VAE-Loco: Versatile Quadruped Locomotion by Learning a Disentangled Gait Representation
This work addresses a specific bottleneck in quadruped robot locomotion for robotics applications, offering incremental improvements in gait variability and robustness.
The paper tackled the limitation of current quadruped locomotion planners in varying gait parameters midair by learning a disentangled gait representation, resulting in a method that achieves continuous blending of dynamic trot styles and robust reactivity to perturbations on real ANYmal robots.
Quadruped locomotion is rapidly maturing to a degree where robots are able to realise highly dynamic manoeuvres. However, current planners are unable to vary key gait parameters of the in-swing feet midair. In this work we address this limitation and show that it is pivotal in increasing controller robustness by learning a latent space capturing the key stance phases constituting a particular gait. This is achieved via a generative model trained on a single trot style, which encourages disentanglement such that application of a drive signal to a single dimension of the latent state induces holistic plans synthesising a continuous variety of trot styles.
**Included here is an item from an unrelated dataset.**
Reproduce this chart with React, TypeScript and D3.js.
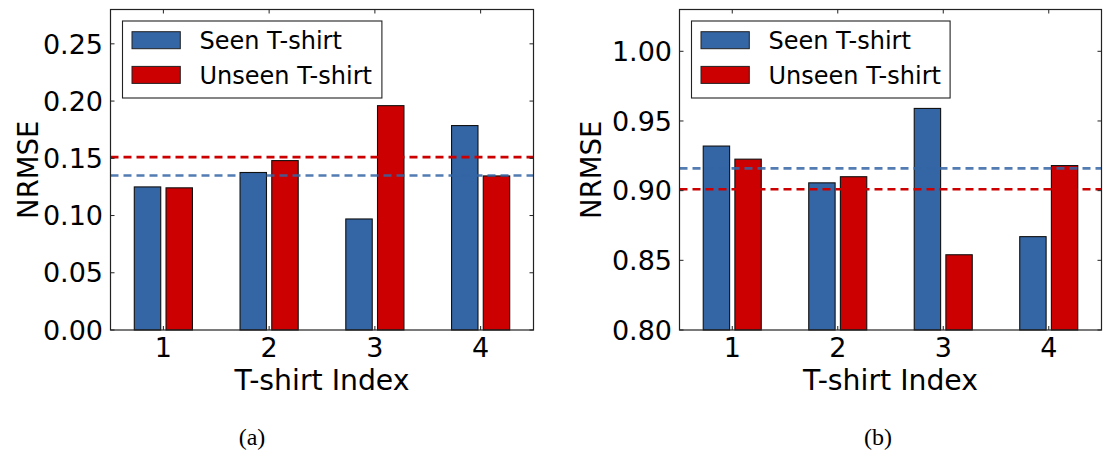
import React from "react";
import * as d3 from "d3";

const tshirtIndex = [1, 2, 3, 4];
const seriesNames = ["Seen T-shirt", "Unseen T-shirt"];

// (a)
const seenA = [0.125, 0.1376, 0.097, 0.1786];
const unseenA = [0.1242, 0.148, 0.196, 0.1346];
const seenMeanA = 0.135;
const unseenMeanA = 0.151;
const yTicksA = [0, 0.05, 0.1, 0.15, 0.2, 0.25];

// (b)
const seenB = [0.932, 0.9056, 0.959, 0.867];
const unseenB = [0.9226, 0.91, 0.854, 0.918];
const seenMeanB = 0.916;
const unseenMeanB = 0.901;
const yTicksB = [0.8, 0.85, 0.9, 0.95, 1.0];

const BLUE = "#3465a4";
const RED = "#cc0000";
const FONT = "DejaVu Sans, sans-serif";

type PanelProps = {
  left: number;
  right: number;
  yDomain: [number, number];
  yTicks: number[];
  seen: number[];
  unseen: number[];
  seenMean: number;
  unseenMean: number;
  labelX: number;
  legendW: number;
  caption: string;
  captionX: number;
};

const Panel = ({
  left,
  right,
  yDomain,
  yTicks,
  seen,
  unseen,
  seenMean,
  unseenMean,
  labelX,
  legendW,
  caption,
  captionX,
}: PanelProps) => {
  const top = 9.5;
  const bottom = 330;
  const x = d3.scaleLinear().domain([0.5, 4.5]).range([left, right]);
  const y = d3.scaleLinear().domain(yDomain).range([bottom, top]);
  const barW = 0.25;
  const gap = 0.025;
  const tickLen = 4;

  return (
    <g>
      {/* bars */}
      {tshirtIndex.map((t, i) => (
        <g key={t}>
          <rect
            x={x(t - gap - barW)}
            y={y(seen[i])}
            width={x(t - gap) - x(t - gap - barW)}
            height={bottom - y(seen[i])}
            fill={BLUE}
            stroke="#111"
            strokeWidth={1.1}
          />
          <rect
            x={x(t + gap)}
            y={y(unseen[i])}
            width={x(t + gap + barW) - x(t + gap)}
            height={bottom - y(unseen[i])}
            fill={RED}
            stroke="#111"
            strokeWidth={1.1}
          />
        </g>
      ))}

      {/* mean lines */}
      <line
        x1={left}
        x2={right}
        y1={y(seenMean)}
        y2={y(seenMean)}
        stroke={BLUE}
        strokeOpacity={0.85}
        strokeWidth={2.6}
        strokeDasharray="8 5"
      />
      <line
        x1={left}
        x2={right}
        y1={y(unseenMean)}
        y2={y(unseenMean)}
        stroke={RED}
        strokeWidth={2.6}
        strokeDasharray="8 5"
      />

      {/* frame */}
      <rect
        x={left}
        y={top}
        width={right - left}
        height={bottom - top}
        fill="none"
        stroke="#222"
        strokeWidth={1.2}
      />

      {/* y ticks */}
      {yTicks.map((v) => (
        <g key={v}>
          <line x1={left} x2={left + tickLen} y1={y(v)} y2={y(v)} stroke="#222" />
          <line x1={right} x2={right - tickLen} y1={y(v)} y2={y(v)} stroke="#222" />
          <text
            x={left - 7.5}
            y={y(v)}
            dy="0.36em"
            textAnchor="end"
            fontSize={27}
            fontFamily={FONT}
          >
            {v.toFixed(2)}
          </text>
        </g>
      ))}

      {/* x ticks */}
      {tshirtIndex.map((t) => (
        <g key={t}>
          <line x1={x(t)} x2={x(t)} y1={bottom} y2={bottom - tickLen} stroke="#222" />
          <line x1={x(t)} x2={x(t)} y1={top} y2={top + tickLen} stroke="#222" />
          <text x={x(t)} y={357} textAnchor="middle" fontSize={27} fontFamily={FONT}>
            {t}
          </text>
        </g>
      ))}

      {/* axis labels */}
      <text
        x={(left + right) / 2}
        y={390}
        textAnchor="middle"
        fontSize={28.3}
        fontFamily={FONT}
      >
        T-shirt Index
      </text>
      <text
        transform={`translate(${labelX},${(top + bottom) / 2}) rotate(-90)`}
        textAnchor="middle"
        fontSize={27.5}
        fontFamily={FONT}
      >
        NRMSE
      </text>

      {/* legend */}
      <g transform={`translate(${left + 12},21)`}>
        <rect width={legendW} height={77} fill="#fff" stroke="#222" strokeWidth={1.1} />
        {seriesNames.map((name, i) => (
          <g key={name} transform={`translate(0,${i * 34.7})`}>
            <rect
              x={9.5}
              y={10.7}
              width={48.3}
              height={17}
              fill={i === 0 ? BLUE : RED}
              stroke="#222"
              strokeWidth={1}
            />
            <text x={77} y={28} fontSize={24} fontFamily={FONT}>
              {name}
            </text>
          </g>
        ))}
      </g>

      {/* caption */}
      <text
        x={captionX}
        y={445}
        textAnchor="middle"
        fontSize={24}
        fontFamily="Liberation Serif, DejaVu Serif, serif"
      >
        {caption}
      </text>
    </g>
  );
};

export default function App() {
  return (
    <svg
      width={1103}
      height={453}
      style={{ position: "absolute", left: 0, top: 0, background: "#fff" }}
    >
      <Panel
        left={110.5}
        right={533.5}
        yDomain={[0, 0.28]}
        yTicks={yTicksA}
        seen={seenA}
        unseen={unseenA}
        seenMean={seenMeanA}
        unseenMean={unseenMeanA}
        labelX={38}
        legendW={259.4}
        caption="(a)"
        captionX={252}
      />
      <Panel
        left={679.5}
        right={1101.5}
        yDomain={[0.8, 1.03]}
        yTicks={yTicksB}
        seen={seenB}
        unseen={unseenB}
        seenMean={seenMeanB}
        unseenMean={unseenMeanB}
        labelX={601}
        legendW={258.6}
        caption="(b)"
        captionX={878}
      />
    </svg>
  );
}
We demonstrate that specific properties of the drive signal map directly to gait parameters such as cadence, footstep height and full stance duration. Due to the nature of our approach these synthesised gaits are continuously variable online during robot operation. The use of a generative model facilitates the detection and mitigation of disturbances to provide a versatile and robust planning framework. We evaluate our approach on two versions of the real ANYmal quadruped robots and demonstrate that our method achieves a continuous blend of dynamic trot styles whilst being robust and reactive to external perturbations.